The veteran Korean actor presented the award wearing a black dress with a blue ribbon pin that says “#WithRefugees,“ showing her support for Ukraine and Ukrainian refugees.
“My mother used to say ‘you reap what you sow.’ I should have listened to my mom. Last year I complained about mispronouncing my name publicly,” Youn said before announcing the five nominees. “I am so sorry because I looked at the nominees of the incredible actors in this category and now I have to pronounce. Please forgive me in advance.”
Along with Kotsur -- the first deaf male actor to win an Oscar -- other nominees in this category were Ciaran Hinds of “Belfast,” Jesse Plemons of “The Power of the Dog,” J.K. Simmons of “Being the Ricardos” and Kodi Smit-McPhee of “The Power of the Dog.”
In announcing Kotsur’s win, Youn first signed Kotsur’s name before carefully pronouncing it. She held the Oscar trophy for him as he signed his acceptance speech.
In film “CODA,“ Ruby (Emilia Jones) is the only hearing member of her family. Her parents Frank (Kotsur) and Jackie (Marlee Matlin) and older brother Leo (Daniel Durant) are all deaf. Ruby is with her family 24/7 to assist them and help them connect with the world. One day, Ruby auditions for the school choir and discovers her talent. However, she is worried about leaving her family to pursue her singing career.

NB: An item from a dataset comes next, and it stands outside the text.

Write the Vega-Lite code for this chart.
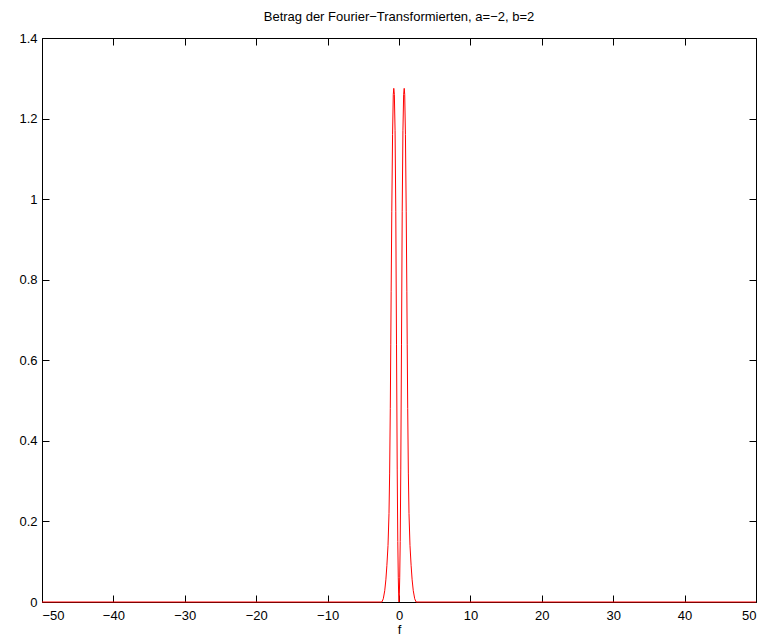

Last year, Youn won best supporting actress at the Oscars for the US film “Minari,“ becoming the first Korean to win an acting prize at the Academy Awards.
Directed by Korean American director Lee Isaac Chung, “Minari” is a semiautobiographical film featuring the story of a first-generation Korean immigrant family pursuing the American dream. The movie is shown from the viewpoint of a 7-year-old boy in Arkansas in the 1980s.